• _WORK TO BE COMPLETED_: Extract from the listing each line in which the word "script" appears.

[Rows from a dataset of charts and code]
[BEGIN]

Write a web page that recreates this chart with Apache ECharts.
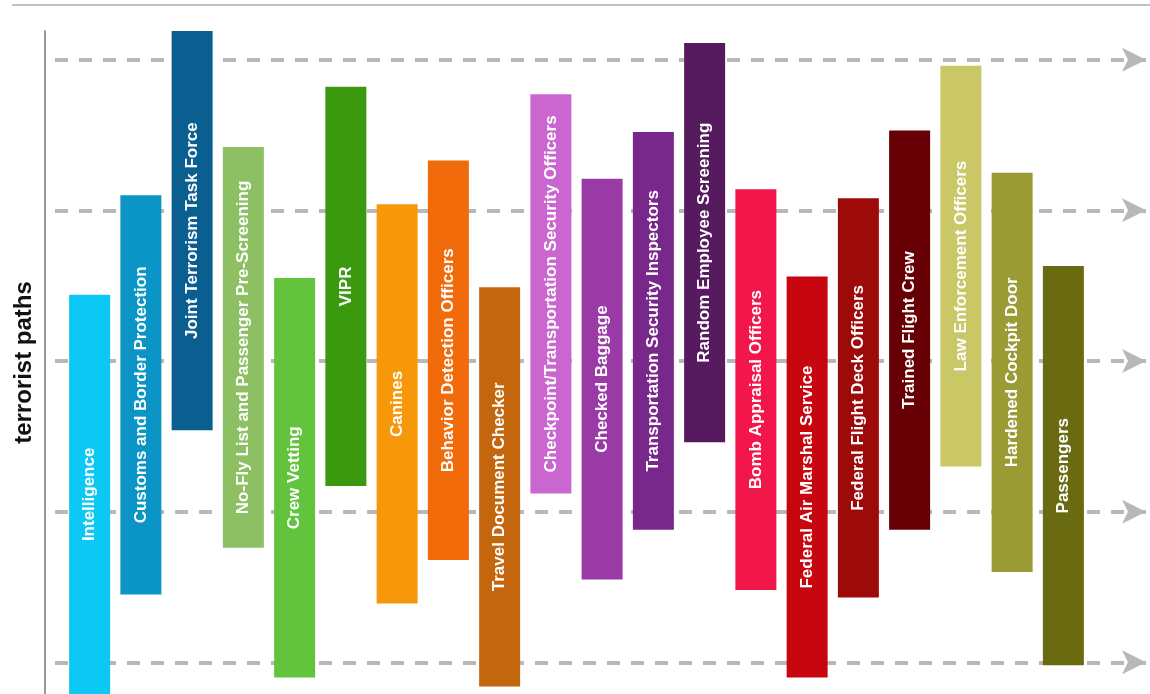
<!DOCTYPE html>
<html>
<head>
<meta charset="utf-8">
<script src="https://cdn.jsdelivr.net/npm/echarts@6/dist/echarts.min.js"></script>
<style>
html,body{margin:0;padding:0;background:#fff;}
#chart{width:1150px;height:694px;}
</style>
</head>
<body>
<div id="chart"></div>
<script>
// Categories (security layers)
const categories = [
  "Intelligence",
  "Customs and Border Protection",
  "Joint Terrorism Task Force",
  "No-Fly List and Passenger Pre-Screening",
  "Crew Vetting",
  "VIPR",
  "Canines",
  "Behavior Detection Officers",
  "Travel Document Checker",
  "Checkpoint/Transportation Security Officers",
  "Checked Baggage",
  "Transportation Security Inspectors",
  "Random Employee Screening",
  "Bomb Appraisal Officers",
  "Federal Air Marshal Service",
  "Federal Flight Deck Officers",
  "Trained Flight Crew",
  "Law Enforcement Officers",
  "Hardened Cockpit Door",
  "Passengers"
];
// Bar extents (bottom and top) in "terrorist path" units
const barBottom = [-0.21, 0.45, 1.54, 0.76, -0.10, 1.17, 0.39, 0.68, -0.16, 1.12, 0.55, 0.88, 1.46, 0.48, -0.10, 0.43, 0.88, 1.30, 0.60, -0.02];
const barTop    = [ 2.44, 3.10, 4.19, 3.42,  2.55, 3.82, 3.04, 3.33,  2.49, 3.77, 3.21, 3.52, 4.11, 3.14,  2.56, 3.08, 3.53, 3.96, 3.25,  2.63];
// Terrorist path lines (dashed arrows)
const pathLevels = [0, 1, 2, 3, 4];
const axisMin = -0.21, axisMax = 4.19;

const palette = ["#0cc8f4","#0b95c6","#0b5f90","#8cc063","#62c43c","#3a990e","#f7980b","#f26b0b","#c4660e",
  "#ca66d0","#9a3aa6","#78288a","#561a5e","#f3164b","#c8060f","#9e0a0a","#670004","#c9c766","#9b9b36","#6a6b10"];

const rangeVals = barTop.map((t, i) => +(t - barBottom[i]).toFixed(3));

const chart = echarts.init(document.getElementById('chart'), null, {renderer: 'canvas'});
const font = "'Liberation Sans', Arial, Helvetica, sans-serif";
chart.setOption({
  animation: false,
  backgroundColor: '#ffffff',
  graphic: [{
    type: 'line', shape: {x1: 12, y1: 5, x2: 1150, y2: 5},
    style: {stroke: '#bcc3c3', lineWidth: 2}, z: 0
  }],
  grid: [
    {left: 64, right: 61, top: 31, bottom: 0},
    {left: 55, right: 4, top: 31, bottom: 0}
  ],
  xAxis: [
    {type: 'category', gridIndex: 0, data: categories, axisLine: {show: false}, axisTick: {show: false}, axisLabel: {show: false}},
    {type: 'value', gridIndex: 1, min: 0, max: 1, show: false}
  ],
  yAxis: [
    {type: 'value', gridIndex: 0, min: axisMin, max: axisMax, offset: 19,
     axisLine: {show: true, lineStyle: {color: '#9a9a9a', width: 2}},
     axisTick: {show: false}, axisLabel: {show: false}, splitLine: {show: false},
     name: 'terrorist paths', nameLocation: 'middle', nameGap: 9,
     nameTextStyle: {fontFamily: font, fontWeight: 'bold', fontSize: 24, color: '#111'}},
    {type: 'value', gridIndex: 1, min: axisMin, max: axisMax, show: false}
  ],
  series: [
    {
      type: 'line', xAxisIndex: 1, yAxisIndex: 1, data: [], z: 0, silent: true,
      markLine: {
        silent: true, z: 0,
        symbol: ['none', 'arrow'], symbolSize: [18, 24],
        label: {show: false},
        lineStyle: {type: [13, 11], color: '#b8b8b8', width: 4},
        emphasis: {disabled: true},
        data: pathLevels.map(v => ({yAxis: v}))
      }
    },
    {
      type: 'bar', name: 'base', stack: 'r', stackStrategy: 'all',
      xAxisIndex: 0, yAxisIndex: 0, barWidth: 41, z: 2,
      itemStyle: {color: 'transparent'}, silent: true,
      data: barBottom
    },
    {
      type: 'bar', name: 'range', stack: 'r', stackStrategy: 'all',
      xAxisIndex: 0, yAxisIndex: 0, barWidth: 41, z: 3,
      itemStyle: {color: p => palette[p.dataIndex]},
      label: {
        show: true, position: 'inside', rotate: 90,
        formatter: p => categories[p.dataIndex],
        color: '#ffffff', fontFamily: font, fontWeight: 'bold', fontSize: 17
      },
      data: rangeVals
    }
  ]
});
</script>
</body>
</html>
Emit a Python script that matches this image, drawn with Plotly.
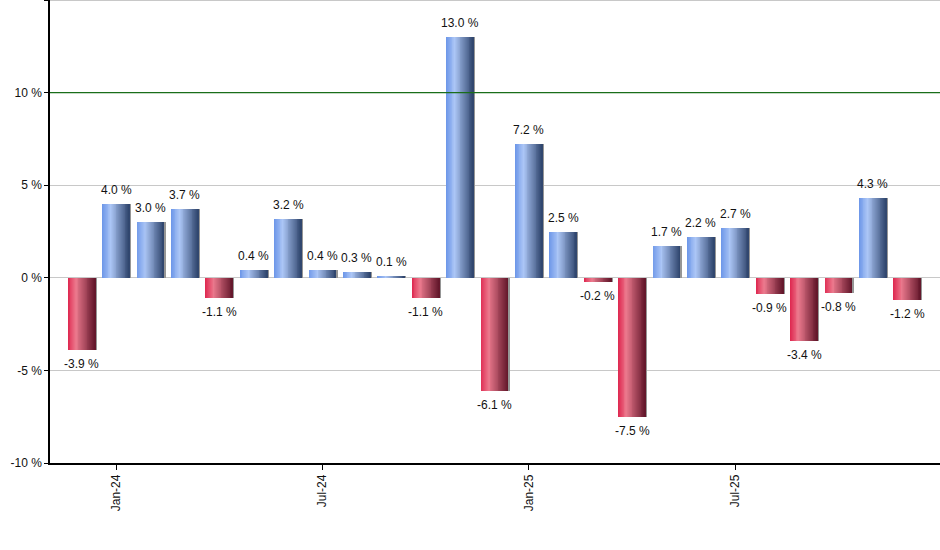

[END]

• _SOLUTION TO THIS PROBLEM_:
<script src="https://cdn.jsdelivr.net/npm/echarts@6/dist/echarts.min.js"></script>
<script>
</script>
Emit a Python script that matches this image, drawn with Plotly.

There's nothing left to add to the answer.